---------- Exercise data

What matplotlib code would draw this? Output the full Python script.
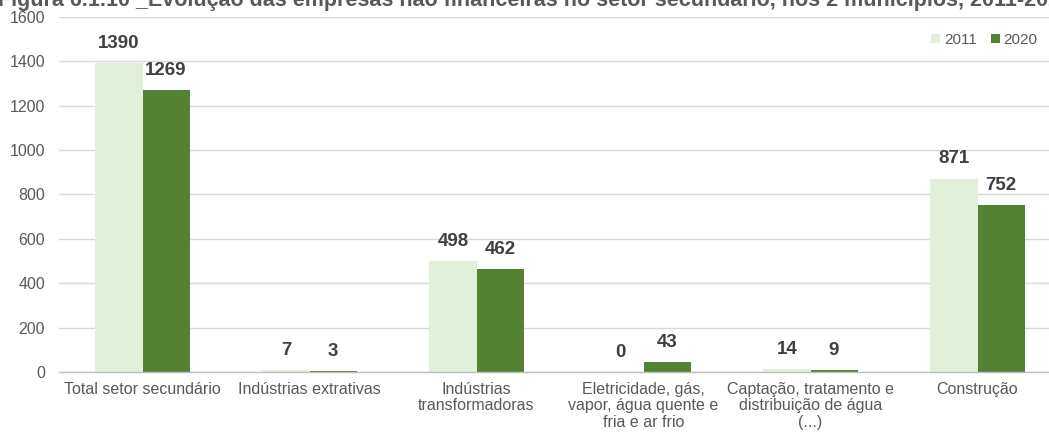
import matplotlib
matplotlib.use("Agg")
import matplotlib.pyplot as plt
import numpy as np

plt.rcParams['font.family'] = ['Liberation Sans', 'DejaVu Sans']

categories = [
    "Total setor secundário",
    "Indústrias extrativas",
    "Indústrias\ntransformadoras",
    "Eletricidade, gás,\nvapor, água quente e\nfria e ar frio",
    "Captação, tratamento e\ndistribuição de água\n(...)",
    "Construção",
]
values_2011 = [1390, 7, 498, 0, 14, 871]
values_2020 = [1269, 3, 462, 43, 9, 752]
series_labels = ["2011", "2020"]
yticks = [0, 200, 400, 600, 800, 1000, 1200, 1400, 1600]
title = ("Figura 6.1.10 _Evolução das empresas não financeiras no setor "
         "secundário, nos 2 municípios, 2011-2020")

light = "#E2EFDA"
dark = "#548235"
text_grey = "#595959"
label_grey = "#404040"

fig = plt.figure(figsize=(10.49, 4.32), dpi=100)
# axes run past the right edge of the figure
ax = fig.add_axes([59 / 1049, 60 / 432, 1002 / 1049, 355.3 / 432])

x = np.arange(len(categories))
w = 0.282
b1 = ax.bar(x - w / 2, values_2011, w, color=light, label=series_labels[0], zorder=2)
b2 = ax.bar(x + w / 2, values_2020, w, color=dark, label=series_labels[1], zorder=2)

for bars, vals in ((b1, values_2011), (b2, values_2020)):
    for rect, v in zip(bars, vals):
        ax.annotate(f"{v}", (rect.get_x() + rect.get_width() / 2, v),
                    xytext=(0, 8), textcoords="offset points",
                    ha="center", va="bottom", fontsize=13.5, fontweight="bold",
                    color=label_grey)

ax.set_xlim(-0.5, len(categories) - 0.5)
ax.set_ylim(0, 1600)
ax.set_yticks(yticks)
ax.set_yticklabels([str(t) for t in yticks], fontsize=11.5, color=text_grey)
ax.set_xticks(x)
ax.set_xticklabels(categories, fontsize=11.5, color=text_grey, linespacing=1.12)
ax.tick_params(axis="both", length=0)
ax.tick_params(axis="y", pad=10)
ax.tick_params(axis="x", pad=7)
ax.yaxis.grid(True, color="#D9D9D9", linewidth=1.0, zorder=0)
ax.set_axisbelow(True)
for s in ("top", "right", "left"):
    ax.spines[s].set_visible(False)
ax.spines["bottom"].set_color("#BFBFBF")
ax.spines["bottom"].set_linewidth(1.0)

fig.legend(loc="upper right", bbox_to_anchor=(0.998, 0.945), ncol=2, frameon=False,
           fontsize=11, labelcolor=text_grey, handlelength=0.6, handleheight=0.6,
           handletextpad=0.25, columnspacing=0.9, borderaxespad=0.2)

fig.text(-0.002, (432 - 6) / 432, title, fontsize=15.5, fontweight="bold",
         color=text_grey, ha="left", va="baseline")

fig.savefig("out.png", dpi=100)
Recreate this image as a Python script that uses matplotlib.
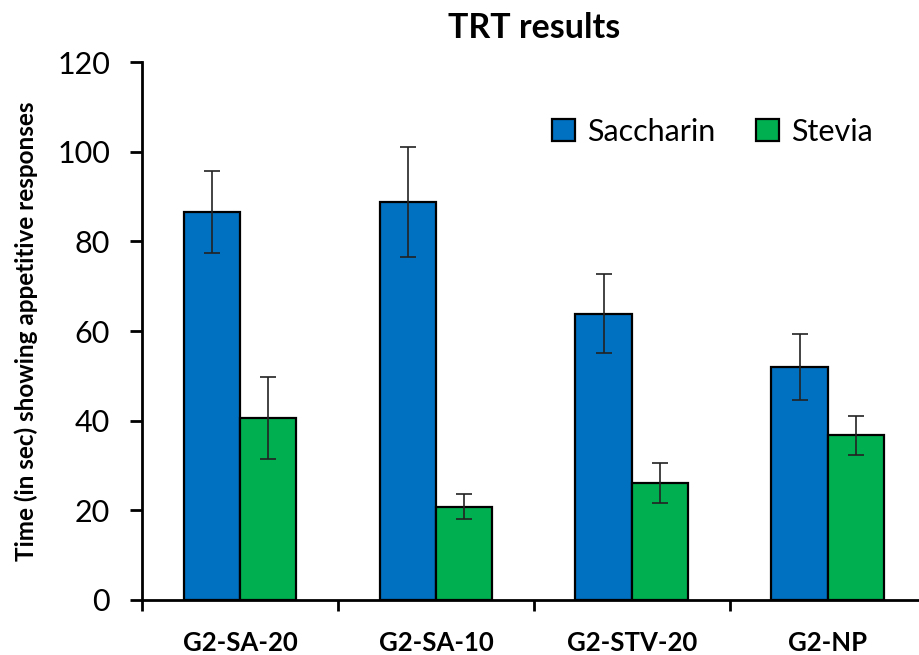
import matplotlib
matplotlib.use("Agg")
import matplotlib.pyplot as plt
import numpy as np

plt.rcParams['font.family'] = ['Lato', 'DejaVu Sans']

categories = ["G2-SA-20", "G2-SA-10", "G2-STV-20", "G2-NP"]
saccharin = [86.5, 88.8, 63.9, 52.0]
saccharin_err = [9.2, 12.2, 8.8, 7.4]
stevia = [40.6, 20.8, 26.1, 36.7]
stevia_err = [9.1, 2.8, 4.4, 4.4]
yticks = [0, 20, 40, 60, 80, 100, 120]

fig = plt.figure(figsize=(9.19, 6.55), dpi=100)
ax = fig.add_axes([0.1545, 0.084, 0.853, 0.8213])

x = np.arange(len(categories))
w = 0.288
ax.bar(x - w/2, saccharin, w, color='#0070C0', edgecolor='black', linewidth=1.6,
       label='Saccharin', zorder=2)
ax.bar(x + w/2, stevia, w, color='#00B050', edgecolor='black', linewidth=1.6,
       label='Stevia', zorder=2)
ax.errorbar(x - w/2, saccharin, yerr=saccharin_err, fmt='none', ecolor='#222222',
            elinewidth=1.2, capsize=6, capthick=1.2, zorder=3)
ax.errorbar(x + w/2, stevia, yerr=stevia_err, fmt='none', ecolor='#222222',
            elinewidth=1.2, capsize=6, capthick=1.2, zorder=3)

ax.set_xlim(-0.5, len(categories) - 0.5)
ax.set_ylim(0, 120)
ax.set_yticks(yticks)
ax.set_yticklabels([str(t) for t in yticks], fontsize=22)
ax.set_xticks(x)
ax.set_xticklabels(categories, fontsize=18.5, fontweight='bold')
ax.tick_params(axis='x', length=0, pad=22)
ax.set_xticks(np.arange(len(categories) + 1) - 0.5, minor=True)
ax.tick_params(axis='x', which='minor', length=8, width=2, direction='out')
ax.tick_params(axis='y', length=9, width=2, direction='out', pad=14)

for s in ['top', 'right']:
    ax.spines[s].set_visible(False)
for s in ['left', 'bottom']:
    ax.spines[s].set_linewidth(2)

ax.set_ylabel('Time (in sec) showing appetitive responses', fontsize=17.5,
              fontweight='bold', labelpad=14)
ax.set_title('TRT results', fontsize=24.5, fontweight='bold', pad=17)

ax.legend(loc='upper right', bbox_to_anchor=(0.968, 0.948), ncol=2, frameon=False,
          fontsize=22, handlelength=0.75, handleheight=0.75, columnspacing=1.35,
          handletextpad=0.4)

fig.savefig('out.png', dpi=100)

--------------------

[Instructions to follow]
Without the pictures, repeat all the records word for word.

[Solution to this problem]
What matplotlib code would draw this? Output the full Python script.
import matplotlib
matplotlib.use("Agg")
import matplotlib.pyplot as plt
import numpy as np

plt.rcParams['font.family'] = ['Liberation Sans', 'DejaVu Sans']

categories = [
    "Total setor secundário",
    "Indústrias extrativas",
    "Indústrias\ntransformadoras",
    "Eletricidade, gás,\nvapor, água quente e\nfria e ar frio",
    "Captação, tratamento e\ndistribuição de água\n(...)",
    "Construção",
]
values_2011 = [1390, 7, 498, 0, 14, 871]
values_2020 = [1269, 3, 462, 43, 9, 752]
series_labels = ["2011", "2020"]
yticks = [0, 200, 400, 600, 800, 1000, 1200, 1400, 1600]
title = ("Figura 6.1.10 _Evolução das empresas não financeiras no setor "
         "secundário, nos 2 municípios, 2011-2020")

light = "#E2EFDA"
dark = "#548235"
text_grey = "#595959"
label_grey = "#404040"

fig = plt.figure(figsize=(10.49, 4.32), dpi=100)
# axes run past the right edge of the figure
ax = fig.add_axes([59 / 1049, 60 / 432, 1002 / 1049, 355.3 / 432])

x = np.arange(len(categories))
w = 0.282
b1 = ax.bar(x - w / 2, values_2011, w, color=light, label=series_labels[0], zorder=2)
b2 = ax.bar(x + w / 2, values_2020, w, color=dark, label=series_labels[1], zorder=2)

for bars, vals in ((b1, values_2011), (b2, values_2020)):
    for rect, v in zip(bars, vals):
        ax.annotate(f"{v}", (rect.get_x() + rect.get_width() / 2, v),
                    xytext=(0, 8), textcoords="offset points",
                    ha="center", va="bottom", fontsize=13.5, fontweight="bold",
                    color=label_grey)

ax.set_xlim(-0.5, len(categories) - 0.5)
ax.set_ylim(0, 1600)
ax.set_yticks(yticks)
ax.set_yticklabels([str(t) for t in yticks], fontsize=11.5, color=text_grey)
ax.set_xticks(x)
ax.set_xticklabels(categories, fontsize=11.5, color=text_grey, linespacing=1.12)
ax.tick_params(axis="both", length=0)
ax.tick_params(axis="y", pad=10)
ax.tick_params(axis="x", pad=7)
ax.yaxis.grid(True, color="#D9D9D9", linewidth=1.0, zorder=0)
ax.set_axisbelow(True)
for s in ("top", "right", "left"):
    ax.spines[s].set_visible(False)
ax.spines["bottom"].set_color("#BFBFBF")
ax.spines["bottom"].set_linewidth(1.0)

fig.legend(loc="upper right", bbox_to_anchor=(0.998, 0.945), ncol=2, frameon=False,
           fontsize=11, labelcolor=text_grey, handlelength=0.6, handleheight=0.6,
           handletextpad=0.25, columnspacing=0.9, borderaxespad=0.2)

fig.text(-0.002, (432 - 6) / 432, title, fontsize=15.5, fontweight="bold",
         color=text_grey, ha="left", va="baseline")

fig.savefig("out.png", dpi=100)
Recreate this image as a Python script that uses matplotlib.
import matplotlib
matplotlib.use("Agg")
import matplotlib.pyplot as plt
import numpy as np

plt.rcParams['font.family'] = ['Lato', 'DejaVu Sans']

categories = ["G2-SA-20", "G2-SA-10", "G2-STV-20", "G2-NP"]
saccharin = [86.5, 88.8, 63.9, 52.0]
saccharin_err = [9.2, 12.2, 8.8, 7.4]
stevia = [40.6, 20.8, 26.1, 36.7]
stevia_err = [9.1, 2.8, 4.4, 4.4]
yticks = [0, 20, 40, 60, 80, 100, 120]

fig = plt.figure(figsize=(9.19, 6.55), dpi=100)
ax = fig.add_axes([0.1545, 0.084, 0.853, 0.8213])

x = np.arange(len(categories))
w = 0.288
ax.bar(x - w/2, saccharin, w, color='#0070C0', edgecolor='black', linewidth=1.6,
       label='Saccharin', zorder=2)
ax.bar(x + w/2, stevia, w, color='#00B050', edgecolor='black', linewidth=1.6,
       label='Stevia', zorder=2)
ax.errorbar(x - w/2, saccharin, yerr=saccharin_err, fmt='none', ecolor='#222222',
            elinewidth=1.2, capsize=6, capthick=1.2, zorder=3)
ax.errorbar(x + w/2, stevia, yerr=stevia_err, fmt='none', ecolor='#222222',
            elinewidth=1.2, capsize=6, capthick=1.2, zorder=3)

ax.set_xlim(-0.5, len(categories) - 0.5)
ax.set_ylim(0, 120)
ax.set_yticks(yticks)
ax.set_yticklabels([str(t) for t in yticks], fontsize=22)
ax.set_xticks(x)
ax.set_xticklabels(categories, fontsize=18.5, fontweight='bold')
ax.tick_params(axis='x', length=0, pad=22)
ax.set_xticks(np.arange(len(categories) + 1) - 0.5, minor=True)
ax.tick_params(axis='x', which='minor', length=8, width=2, direction='out')
ax.tick_params(axis='y', length=9, width=2, direction='out', pad=14)

for s in ['top', 'right']:
    ax.spines[s].set_visible(False)
for s in ['left', 'bottom']:
    ax.spines[s].set_linewidth(2)

ax.set_ylabel('Time (in sec) showing appetitive responses', fontsize=17.5,
              fontweight='bold', labelpad=14)
ax.set_title('TRT results', fontsize=24.5, fontweight='bold', pad=17)

ax.legend(loc='upper right', bbox_to_anchor=(0.968, 0.948), ncol=2, frameon=False,
          fontsize=22, handlelength=0.75, handleheight=0.75, columnspacing=1.35,
          handletextpad=0.4)

fig.savefig('out.png', dpi=100)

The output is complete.